§ **GIVEN DATA**
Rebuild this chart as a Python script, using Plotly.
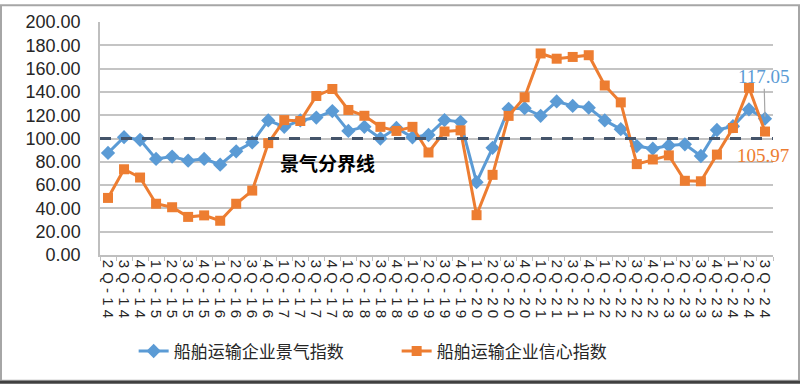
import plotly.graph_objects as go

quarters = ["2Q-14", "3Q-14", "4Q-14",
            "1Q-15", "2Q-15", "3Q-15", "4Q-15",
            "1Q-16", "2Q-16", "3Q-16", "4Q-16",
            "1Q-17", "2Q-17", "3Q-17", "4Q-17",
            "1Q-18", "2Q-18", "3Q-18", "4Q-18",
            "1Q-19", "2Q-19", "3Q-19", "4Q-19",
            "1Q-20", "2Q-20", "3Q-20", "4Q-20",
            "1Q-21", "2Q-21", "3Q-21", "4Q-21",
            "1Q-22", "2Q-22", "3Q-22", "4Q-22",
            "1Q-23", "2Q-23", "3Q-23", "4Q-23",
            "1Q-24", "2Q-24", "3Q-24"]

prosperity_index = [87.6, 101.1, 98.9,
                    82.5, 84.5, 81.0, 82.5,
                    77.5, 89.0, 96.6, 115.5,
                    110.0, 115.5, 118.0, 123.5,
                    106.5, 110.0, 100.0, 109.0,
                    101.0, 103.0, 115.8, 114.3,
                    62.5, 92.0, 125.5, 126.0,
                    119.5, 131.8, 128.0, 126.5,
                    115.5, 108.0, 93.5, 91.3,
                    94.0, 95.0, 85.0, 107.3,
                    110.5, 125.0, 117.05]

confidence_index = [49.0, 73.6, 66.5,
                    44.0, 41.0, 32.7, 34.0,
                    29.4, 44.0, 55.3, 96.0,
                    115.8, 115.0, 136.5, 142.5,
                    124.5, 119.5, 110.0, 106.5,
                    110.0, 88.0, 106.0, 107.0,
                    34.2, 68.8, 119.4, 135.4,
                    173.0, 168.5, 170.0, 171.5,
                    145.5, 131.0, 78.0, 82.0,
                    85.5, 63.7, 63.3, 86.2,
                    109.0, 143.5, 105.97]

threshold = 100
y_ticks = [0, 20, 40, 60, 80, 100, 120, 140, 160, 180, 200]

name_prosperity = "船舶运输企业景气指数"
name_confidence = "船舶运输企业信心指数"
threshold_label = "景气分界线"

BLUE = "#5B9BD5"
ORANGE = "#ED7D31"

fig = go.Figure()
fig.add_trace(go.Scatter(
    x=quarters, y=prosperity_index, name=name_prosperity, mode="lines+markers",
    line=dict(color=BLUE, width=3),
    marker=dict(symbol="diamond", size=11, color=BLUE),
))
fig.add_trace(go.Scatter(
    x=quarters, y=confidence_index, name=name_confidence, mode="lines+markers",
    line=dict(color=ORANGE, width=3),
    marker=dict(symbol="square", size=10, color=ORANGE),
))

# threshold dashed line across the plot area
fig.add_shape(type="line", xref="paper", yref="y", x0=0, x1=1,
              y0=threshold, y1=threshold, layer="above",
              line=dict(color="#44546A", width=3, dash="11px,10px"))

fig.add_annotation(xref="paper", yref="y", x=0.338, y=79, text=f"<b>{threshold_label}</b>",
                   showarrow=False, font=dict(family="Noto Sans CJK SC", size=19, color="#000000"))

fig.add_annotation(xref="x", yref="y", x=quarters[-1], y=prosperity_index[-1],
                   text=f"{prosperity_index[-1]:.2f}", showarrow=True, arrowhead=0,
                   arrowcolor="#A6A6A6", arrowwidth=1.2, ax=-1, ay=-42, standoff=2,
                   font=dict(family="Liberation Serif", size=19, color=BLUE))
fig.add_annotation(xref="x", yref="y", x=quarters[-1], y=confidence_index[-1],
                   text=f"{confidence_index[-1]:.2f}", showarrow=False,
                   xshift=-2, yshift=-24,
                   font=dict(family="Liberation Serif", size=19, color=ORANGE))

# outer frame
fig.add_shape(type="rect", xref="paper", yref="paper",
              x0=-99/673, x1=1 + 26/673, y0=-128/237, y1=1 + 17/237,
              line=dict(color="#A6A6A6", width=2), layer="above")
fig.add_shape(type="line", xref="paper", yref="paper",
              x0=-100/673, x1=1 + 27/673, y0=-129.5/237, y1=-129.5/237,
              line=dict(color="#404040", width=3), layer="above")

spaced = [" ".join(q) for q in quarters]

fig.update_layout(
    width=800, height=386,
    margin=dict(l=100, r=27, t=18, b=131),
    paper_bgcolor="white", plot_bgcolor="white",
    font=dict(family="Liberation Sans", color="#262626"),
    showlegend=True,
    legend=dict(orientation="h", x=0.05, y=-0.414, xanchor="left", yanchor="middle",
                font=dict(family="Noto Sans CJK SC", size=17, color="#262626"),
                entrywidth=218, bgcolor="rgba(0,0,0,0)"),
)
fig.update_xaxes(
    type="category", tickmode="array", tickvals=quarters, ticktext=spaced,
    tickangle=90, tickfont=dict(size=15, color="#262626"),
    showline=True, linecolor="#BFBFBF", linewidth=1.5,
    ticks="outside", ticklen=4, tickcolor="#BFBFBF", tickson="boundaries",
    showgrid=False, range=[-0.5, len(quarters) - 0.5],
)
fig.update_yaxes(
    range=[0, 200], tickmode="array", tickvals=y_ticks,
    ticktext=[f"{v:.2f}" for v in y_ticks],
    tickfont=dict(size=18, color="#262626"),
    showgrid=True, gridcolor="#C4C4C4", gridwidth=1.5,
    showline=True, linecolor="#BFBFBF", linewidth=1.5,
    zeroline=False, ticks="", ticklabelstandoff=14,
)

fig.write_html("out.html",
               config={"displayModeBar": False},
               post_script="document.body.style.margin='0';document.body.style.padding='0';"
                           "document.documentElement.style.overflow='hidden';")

§ **TASK DETAILS**
Print out the material word for word, omitting the pictures.

§ **WORKED SOLUTION**
Rebuild this chart as a Python script, using Plotly.
import plotly.graph_objects as go

quarters = ["2Q-14", "3Q-14", "4Q-14",
            "1Q-15", "2Q-15", "3Q-15", "4Q-15",
            "1Q-16", "2Q-16", "3Q-16", "4Q-16",
            "1Q-17", "2Q-17", "3Q-17", "4Q-17",
            "1Q-18", "2Q-18", "3Q-18", "4Q-18",
            "1Q-19", "2Q-19", "3Q-19", "4Q-19",
            "1Q-20", "2Q-20", "3Q-20", "4Q-20",
            "1Q-21", "2Q-21", "3Q-21", "4Q-21",
            "1Q-22", "2Q-22", "3Q-22", "4Q-22",
            "1Q-23", "2Q-23", "3Q-23", "4Q-23",
            "1Q-24", "2Q-24", "3Q-24"]

prosperity_index = [87.6, 101.1, 98.9,
                    82.5, 84.5, 81.0, 82.5,
                    77.5, 89.0, 96.6, 115.5,
                    110.0, 115.5, 118.0, 123.5,
                    106.5, 110.0, 100.0, 109.0,
                    101.0, 103.0, 115.8, 114.3,
                    62.5, 92.0, 125.5, 126.0,
                    119.5, 131.8, 128.0, 126.5,
                    115.5, 108.0, 93.5, 91.3,
                    94.0, 95.0, 85.0, 107.3,
                    110.5, 125.0, 117.05]

confidence_index = [49.0, 73.6, 66.5,
                    44.0, 41.0, 32.7, 34.0,
                    29.4, 44.0, 55.3, 96.0,
                    115.8, 115.0, 136.5, 142.5,
                    124.5, 119.5, 110.0, 106.5,
                    110.0, 88.0, 106.0, 107.0,
                    34.2, 68.8, 119.4, 135.4,
                    173.0, 168.5, 170.0, 171.5,
                    145.5, 131.0, 78.0, 82.0,
                    85.5, 63.7, 63.3, 86.2,
                    109.0, 143.5, 105.97]

threshold = 100
y_ticks = [0, 20, 40, 60, 80, 100, 120, 140, 160, 180, 200]

name_prosperity = "船舶运输企业景气指数"
name_confidence = "船舶运输企业信心指数"
threshold_label = "景气分界线"

BLUE = "#5B9BD5"
ORANGE = "#ED7D31"

fig = go.Figure()
fig.add_trace(go.Scatter(
    x=quarters, y=prosperity_index, name=name_prosperity, mode="lines+markers",
    line=dict(color=BLUE, width=3),
    marker=dict(symbol="diamond", size=11, color=BLUE),
))
fig.add_trace(go.Scatter(
    x=quarters, y=confidence_index, name=name_confidence, mode="lines+markers",
    line=dict(color=ORANGE, width=3),
    marker=dict(symbol="square", size=10, color=ORANGE),
))

# threshold dashed line across the plot area
fig.add_shape(type="line", xref="paper", yref="y", x0=0, x1=1,
              y0=threshold, y1=threshold, layer="above",
              line=dict(color="#44546A", width=3, dash="11px,10px"))

fig.add_annotation(xref="paper", yref="y", x=0.338, y=79, text=f"<b>{threshold_label}</b>",
                   showarrow=False, font=dict(family="Noto Sans CJK SC", size=19, color="#000000"))

fig.add_annotation(xref="x", yref="y", x=quarters[-1], y=prosperity_index[-1],
                   text=f"{prosperity_index[-1]:.2f}", showarrow=True, arrowhead=0,
                   arrowcolor="#A6A6A6", arrowwidth=1.2, ax=-1, ay=-42, standoff=2,
                   font=dict(family="Liberation Serif", size=19, color=BLUE))
fig.add_annotation(xref="x", yref="y", x=quarters[-1], y=confidence_index[-1],
                   text=f"{confidence_index[-1]:.2f}", showarrow=False,
                   xshift=-2, yshift=-24,
                   font=dict(family="Liberation Serif", size=19, color=ORANGE))

# outer frame
fig.add_shape(type="rect", xref="paper", yref="paper",
              x0=-99/673, x1=1 + 26/673, y0=-128/237, y1=1 + 17/237,
              line=dict(color="#A6A6A6", width=2), layer="above")
fig.add_shape(type="line", xref="paper", yref="paper",
              x0=-100/673, x1=1 + 27/673, y0=-129.5/237, y1=-129.5/237,
              line=dict(color="#404040", width=3), layer="above")

spaced = [" ".join(q) for q in quarters]

fig.update_layout(
    width=800, height=386,
    margin=dict(l=100, r=27, t=18, b=131),
    paper_bgcolor="white", plot_bgcolor="white",
    font=dict(family="Liberation Sans", color="#262626"),
    showlegend=True,
    legend=dict(orientation="h", x=0.05, y=-0.414, xanchor="left", yanchor="middle",
                font=dict(family="Noto Sans CJK SC", size=17, color="#262626"),
                entrywidth=218, bgcolor="rgba(0,0,0,0)"),
)
fig.update_xaxes(
    type="category", tickmode="array", tickvals=quarters, ticktext=spaced,
    tickangle=90, tickfont=dict(size=15, color="#262626"),
    showline=True, linecolor="#BFBFBF", linewidth=1.5,
    ticks="outside", ticklen=4, tickcolor="#BFBFBF", tickson="boundaries",
    showgrid=False, range=[-0.5, len(quarters) - 0.5],
)
fig.update_yaxes(
    range=[0, 200], tickmode="array", tickvals=y_ticks,
    ticktext=[f"{v:.2f}" for v in y_ticks],
    tickfont=dict(size=18, color="#262626"),
    showgrid=True, gridcolor="#C4C4C4", gridwidth=1.5,
    showline=True, linecolor="#BFBFBF", linewidth=1.5,
    zeroline=False, ticks="", ticklabelstandoff=14,
)

fig.write_html("out.html",
               config={"displayModeBar": False},
               post_script="document.body.style.margin='0';document.body.style.padding='0';"
                           "document.documentElement.style.overflow='hidden';")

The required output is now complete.